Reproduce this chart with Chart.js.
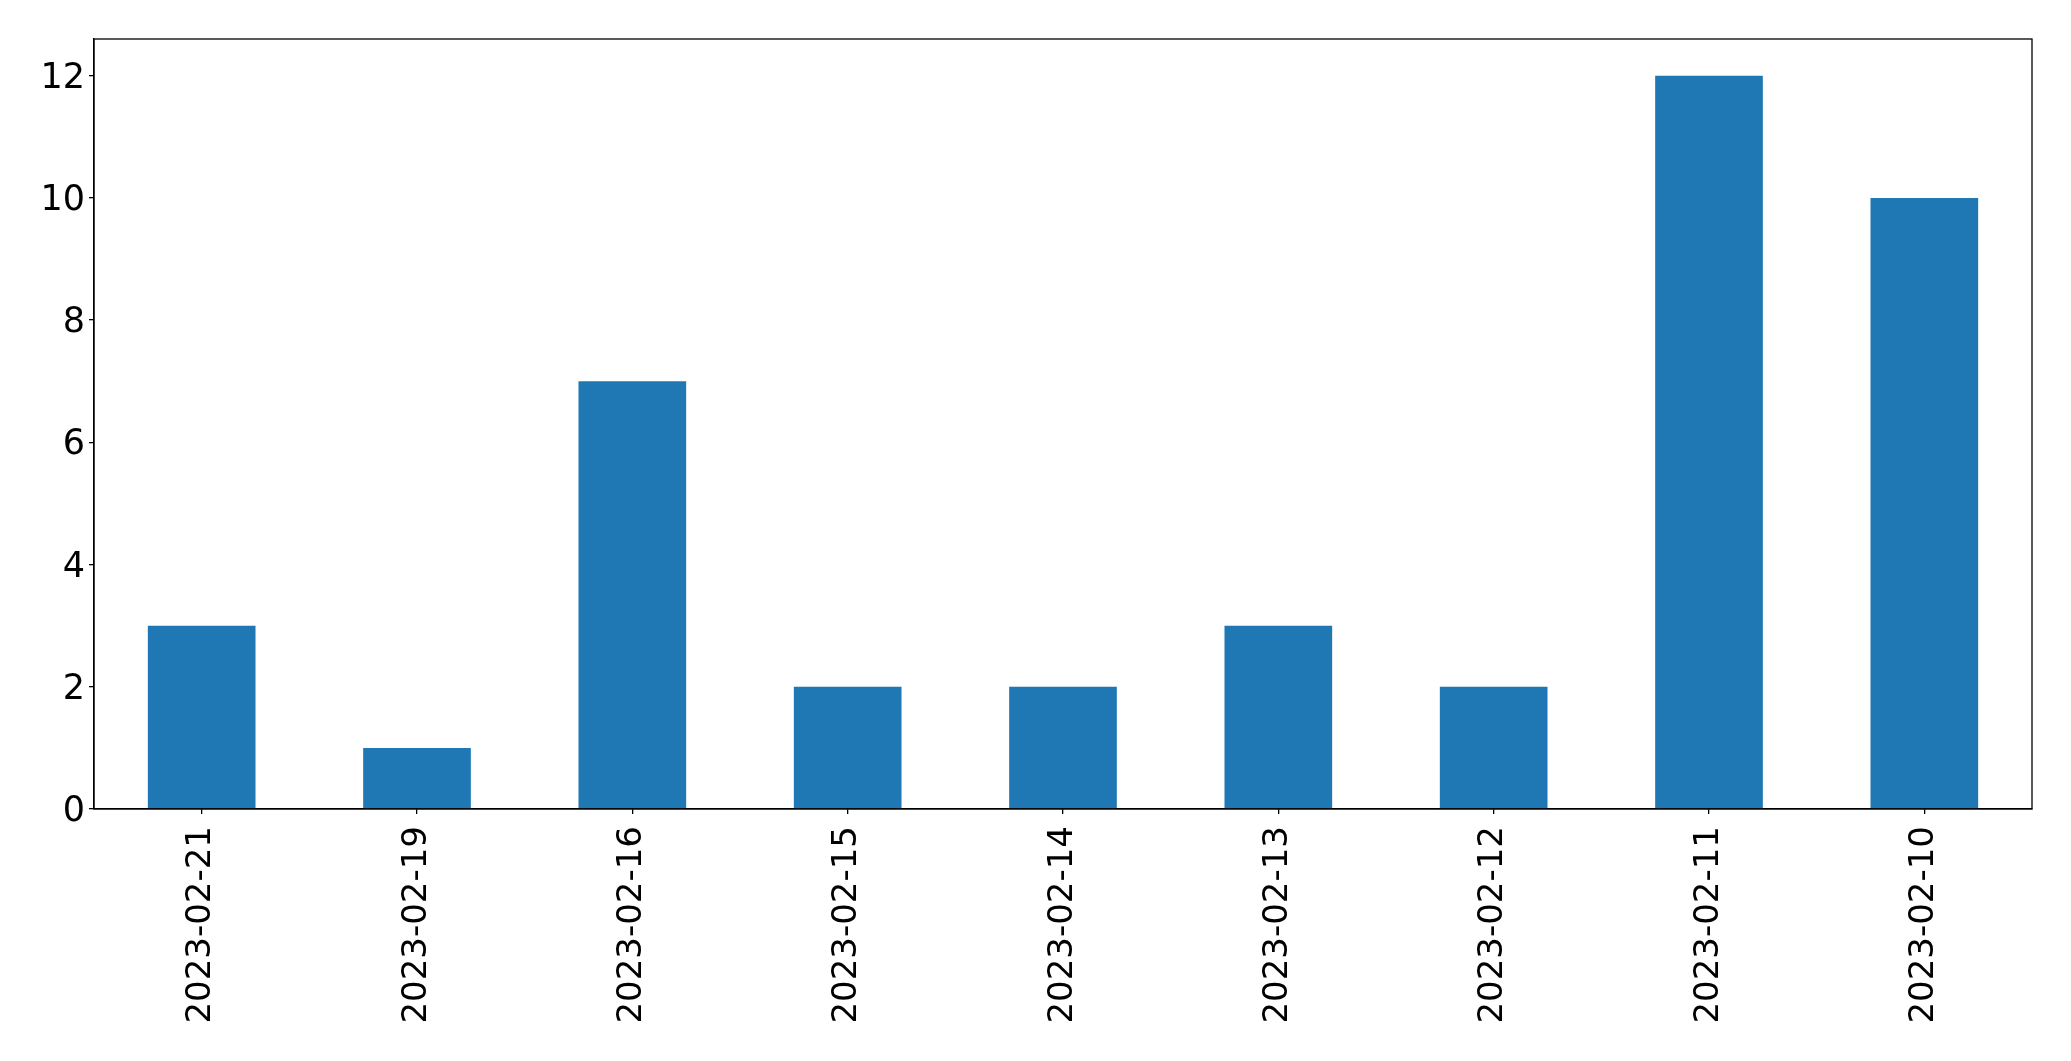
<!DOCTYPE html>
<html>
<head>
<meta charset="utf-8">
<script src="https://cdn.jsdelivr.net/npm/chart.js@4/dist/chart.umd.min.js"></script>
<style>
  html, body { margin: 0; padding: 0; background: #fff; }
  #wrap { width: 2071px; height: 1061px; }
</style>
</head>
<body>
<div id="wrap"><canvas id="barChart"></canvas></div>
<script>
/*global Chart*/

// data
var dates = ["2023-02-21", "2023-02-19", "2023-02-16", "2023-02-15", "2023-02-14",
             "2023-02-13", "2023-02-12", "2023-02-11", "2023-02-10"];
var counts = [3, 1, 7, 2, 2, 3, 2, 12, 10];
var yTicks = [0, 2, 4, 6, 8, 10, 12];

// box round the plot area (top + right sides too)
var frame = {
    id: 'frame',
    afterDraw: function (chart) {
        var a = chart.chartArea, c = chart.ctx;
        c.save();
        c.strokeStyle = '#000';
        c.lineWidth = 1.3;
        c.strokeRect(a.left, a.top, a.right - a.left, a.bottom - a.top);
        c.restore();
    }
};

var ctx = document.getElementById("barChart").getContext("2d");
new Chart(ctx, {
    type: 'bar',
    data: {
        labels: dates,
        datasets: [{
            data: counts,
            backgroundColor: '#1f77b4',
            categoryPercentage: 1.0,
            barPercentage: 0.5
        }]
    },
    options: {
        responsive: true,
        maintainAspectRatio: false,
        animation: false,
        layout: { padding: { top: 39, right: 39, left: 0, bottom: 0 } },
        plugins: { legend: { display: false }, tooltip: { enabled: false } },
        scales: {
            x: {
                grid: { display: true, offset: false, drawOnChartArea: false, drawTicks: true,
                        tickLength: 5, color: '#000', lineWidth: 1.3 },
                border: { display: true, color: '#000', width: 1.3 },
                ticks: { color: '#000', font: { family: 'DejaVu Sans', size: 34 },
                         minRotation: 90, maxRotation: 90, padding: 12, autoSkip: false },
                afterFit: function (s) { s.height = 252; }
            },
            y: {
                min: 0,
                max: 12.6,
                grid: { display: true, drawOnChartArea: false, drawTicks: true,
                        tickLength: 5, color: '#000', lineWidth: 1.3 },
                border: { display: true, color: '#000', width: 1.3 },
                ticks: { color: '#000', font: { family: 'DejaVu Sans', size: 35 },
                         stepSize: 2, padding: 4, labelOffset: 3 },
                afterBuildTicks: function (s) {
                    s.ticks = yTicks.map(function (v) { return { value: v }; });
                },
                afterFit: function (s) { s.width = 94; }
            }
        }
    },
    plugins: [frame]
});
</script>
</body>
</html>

+--

■ **What you should do**: Return the material word for word. Pictures are not part of the copy.

■ **Worked solution**:
Reproduce this chart with Chart.js.
<!DOCTYPE html>
<html>
<head>
<meta charset="utf-8">
<script src="https://cdn.jsdelivr.net/npm/chart.js@4/dist/chart.umd.min.js"></script>
<style>
  html, body { margin: 0; padding: 0; background: #fff; }
  #wrap { width: 2071px; height: 1061px; }
</style>
</head>
<body>
<div id="wrap"><canvas id="barChart"></canvas></div>
<script>
/*global Chart*/

// data
var dates = ["2023-02-21", "2023-02-19", "2023-02-16", "2023-02-15", "2023-02-14",
             "2023-02-13", "2023-02-12", "2023-02-11", "2023-02-10"];
var counts = [3, 1, 7, 2, 2, 3, 2, 12, 10];
var yTicks = [0, 2, 4, 6, 8, 10, 12];

// box round the plot area (top + right sides too)
var frame = {
    id: 'frame',
    afterDraw: function (chart) {
        var a = chart.chartArea, c = chart.ctx;
        c.save();
        c.strokeStyle = '#000';
        c.lineWidth = 1.3;
        c.strokeRect(a.left, a.top, a.right - a.left, a.bottom - a.top);
        c.restore();
    }
};

var ctx = document.getElementById("barChart").getContext("2d");
new Chart(ctx, {
    type: 'bar',
    data: {
        labels: dates,
        datasets: [{
            data: counts,
            backgroundColor: '#1f77b4',
            categoryPercentage: 1.0,
            barPercentage: 0.5
        }]
    },
    options: {
        responsive: true,
        maintainAspectRatio: false,
        animation: false,
        layout: { padding: { top: 39, right: 39, left: 0, bottom: 0 } },
        plugins: { legend: { display: false }, tooltip: { enabled: false } },
        scales: {
            x: {
                grid: { display: true, offset: false, drawOnChartArea: false, drawTicks: true,
                        tickLength: 5, color: '#000', lineWidth: 1.3 },
                border: { display: true, color: '#000', width: 1.3 },
                ticks: { color: '#000', font: { family: 'DejaVu Sans', size: 34 },
                         minRotation: 90, maxRotation: 90, padding: 12, autoSkip: false },
                afterFit: function (s) { s.height = 252; }
            },
            y: {
                min: 0,
                max: 12.6,
                grid: { display: true, drawOnChartArea: false, drawTicks: true,
                        tickLength: 5, color: '#000', lineWidth: 1.3 },
                border: { display: true, color: '#000', width: 1.3 },
                ticks: { color: '#000', font: { family: 'DejaVu Sans', size: 35 },
                         stepSize: 2, padding: 4, labelOffset: 3 },
                afterBuildTicks: function (s) {
                    s.ticks = yTicks.map(function (v) { return { value: v }; });
                },
                afterFit: function (s) { s.width = 94; }
            }
        }
    },
    plugins: [frame]
});
</script>
</body>
</html>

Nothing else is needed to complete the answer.